WHAT YOU HAVE TO DO:
Leave the pictures out and transcribe every record exactly.

(Source code of charts)

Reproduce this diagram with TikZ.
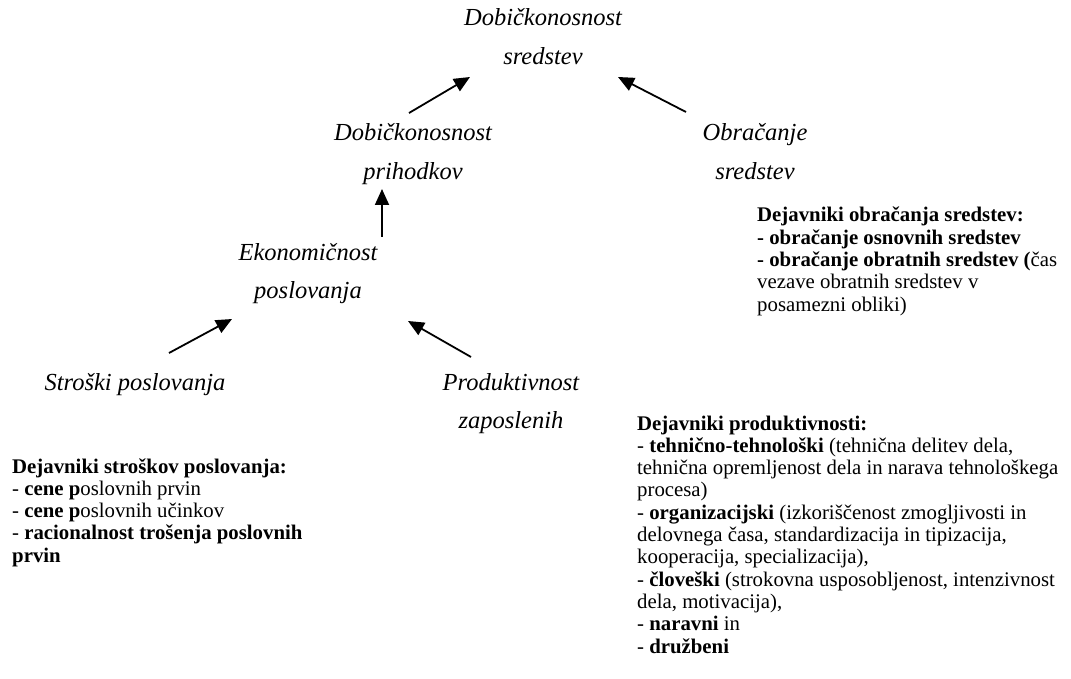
\documentclass[tikz,border=0pt]{standalone}
\usepackage{fontspec}
\setmainfont{Liberation Serif}
\usetikzlibrary{arrows.meta}
\tikzset{
  scr/.style={inner sep=0pt, anchor=base, font=\fontsize{24.5}{38.5}\selectfont\itshape},
  blk/.style={inner sep=0pt, anchor=base west, font=\fontsize{20.8}{22.3}\selectfont},
  arr/.style={line width=1.8pt, -{Triangle[length=16pt,width=14pt]}}
}
\newcommand{\ctext}[1]{\parbox[t]{260pt}{\centering #1}}
\newcommand{\ltext}[1]{\parbox[t]{440pt}{\raggedright #1}}
\begin{document}
\begin{tikzpicture}[x=1pt,y=-1pt]
\useasboundingbox (0,0) rectangle (1071,679);
% script nodes
\node[scr] (A) at (543,26) {\ctext{Dobičkonosnost\\sredstev}};
\node[scr] (B) at (413,141) {\ctext{Dobičkonosnost\\prihodkov}};
\node[scr] (C) at (755,141) {\ctext{Obračanje\\sredstev}};
\node[scr] (D) at (308,260) {\ctext{Ekonomičnost\\poslovanja}};
\node[scr] (E) at (135,390) {\ctext{Stroški poslovanja}};
\node[scr] (F) at (511,390) {\ctext{Produktivnost\\zaposlenih}};
% connector end points
\coordinate (b1) at (409,113); \coordinate (a1) at (470,77);
\coordinate (c1) at (686,112); \coordinate (a2) at (618,77);
\coordinate (d1) at (382,237); \coordinate (b2) at (382,189);
\coordinate (e1) at (169,353); \coordinate (d2) at (232,319);
\coordinate (f1) at (471,357); \coordinate (d3) at (408,321);
\draw[arr] (b1) -- (a1);
\draw[arr] (c1) -- (a2);
\draw[arr] (d1) -- (b2);
\draw[arr] (e1) -- (d2);
\draw[arr] (f1) -- (d3);
% text blocks
\node[blk] (T1) at (757,222) {\ltext{\textbf{Dejavniki obračanja sredstev:}\\
\textbf{- obračanje osnovnih sredstev}\\
\textbf{- obračanje obratnih sredstev (}čas\\
vezave obratnih sredstev v\\
posamezni obliki)}};
\node[blk] (T2) at (12,473) {\ltext{\textbf{Dejavniki stroškov poslovanja:}\\
- \textbf{cene p}oslovnih prvin\\
- \textbf{cene p}oslovnih učinkov\\
- \textbf{racionalnost trošenja poslovnih}\\
\textbf{prvin}}};
\node[blk] (T3) at (637,430) {\ltext{\textbf{Dejavniki produktivnosti:}\\
- \textbf{tehnično-tehnološki} (tehnična delitev dela,\\
tehnična opremljenost dela in narava tehnološkega\\
procesa)\\
- \textbf{organizacijski} (izkoriščenost zmogljivosti in\\
delovnega časa, standardizacija in tipizacija,\\
kooperacija, specializacija),\\
- \textbf{človeški} (strokovna usposobljenost, intenzivnost\\
dela, motivacija),\\
- \textbf{naravni} in\\
- \textbf{družbeni}}};
\end{tikzpicture}
\end{document}
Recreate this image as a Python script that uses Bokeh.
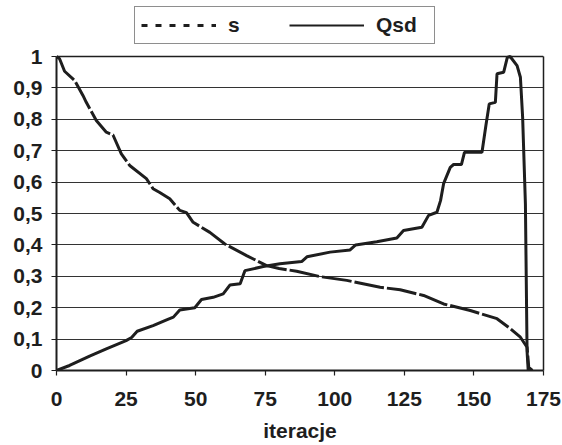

RESPONSE TO THE TASK:
Reproduce this diagram with TikZ.
\documentclass[tikz,border=0pt]{standalone}
\usepackage{fontspec}
\setmainfont{Liberation Serif}
\usetikzlibrary{arrows.meta}
\tikzset{
  scr/.style={inner sep=0pt, anchor=base, font=\fontsize{24.5}{38.5}\selectfont\itshape},
  blk/.style={inner sep=0pt, anchor=base west, font=\fontsize{20.8}{22.3}\selectfont},
  arr/.style={line width=1.8pt, -{Triangle[length=16pt,width=14pt]}}
}
\newcommand{\ctext}[1]{\parbox[t]{260pt}{\centering #1}}
\newcommand{\ltext}[1]{\parbox[t]{440pt}{\raggedright #1}}
\begin{document}
\begin{tikzpicture}[x=1pt,y=-1pt]
\useasboundingbox (0,0) rectangle (1071,679);
% script nodes
\node[scr] (A) at (543,26) {\ctext{Dobičkonosnost\\sredstev}};
\node[scr] (B) at (413,141) {\ctext{Dobičkonosnost\\prihodkov}};
\node[scr] (C) at (755,141) {\ctext{Obračanje\\sredstev}};
\node[scr] (D) at (308,260) {\ctext{Ekonomičnost\\poslovanja}};
\node[scr] (E) at (135,390) {\ctext{Stroški poslovanja}};
\node[scr] (F) at (511,390) {\ctext{Produktivnost\\zaposlenih}};
% connector end points
\coordinate (b1) at (409,113); \coordinate (a1) at (470,77);
\coordinate (c1) at (686,112); \coordinate (a2) at (618,77);
\coordinate (d1) at (382,237); \coordinate (b2) at (382,189);
\coordinate (e1) at (169,353); \coordinate (d2) at (232,319);
\coordinate (f1) at (471,357); \coordinate (d3) at (408,321);
\draw[arr] (b1) -- (a1);
\draw[arr] (c1) -- (a2);
\draw[arr] (d1) -- (b2);
\draw[arr] (e1) -- (d2);
\draw[arr] (f1) -- (d3);
% text blocks
\node[blk] (T1) at (757,222) {\ltext{\textbf{Dejavniki obračanja sredstev:}\\
\textbf{- obračanje osnovnih sredstev}\\
\textbf{- obračanje obratnih sredstev (}čas\\
vezave obratnih sredstev v\\
posamezni obliki)}};
\node[blk] (T2) at (12,473) {\ltext{\textbf{Dejavniki stroškov poslovanja:}\\
- \textbf{cene p}oslovnih prvin\\
- \textbf{cene p}oslovnih učinkov\\
- \textbf{racionalnost trošenja poslovnih}\\
\textbf{prvin}}};
\node[blk] (T3) at (637,430) {\ltext{\textbf{Dejavniki produktivnosti:}\\
- \textbf{tehnično-tehnološki} (tehnična delitev dela,\\
tehnična opremljenost dela in narava tehnološkega\\
procesa)\\
- \textbf{organizacijski} (izkoriščenost zmogljivosti in\\
delovnega časa, standardizacija in tipizacija,\\
kooperacija, specializacija),\\
- \textbf{človeški} (strokovna usposobljenost, intenzivnost\\
dela, motivacija),\\
- \textbf{naravni} in\\
- \textbf{družbeni}}};
\end{tikzpicture}
\end{document}
Recreate this image as a Python script that uses Bokeh.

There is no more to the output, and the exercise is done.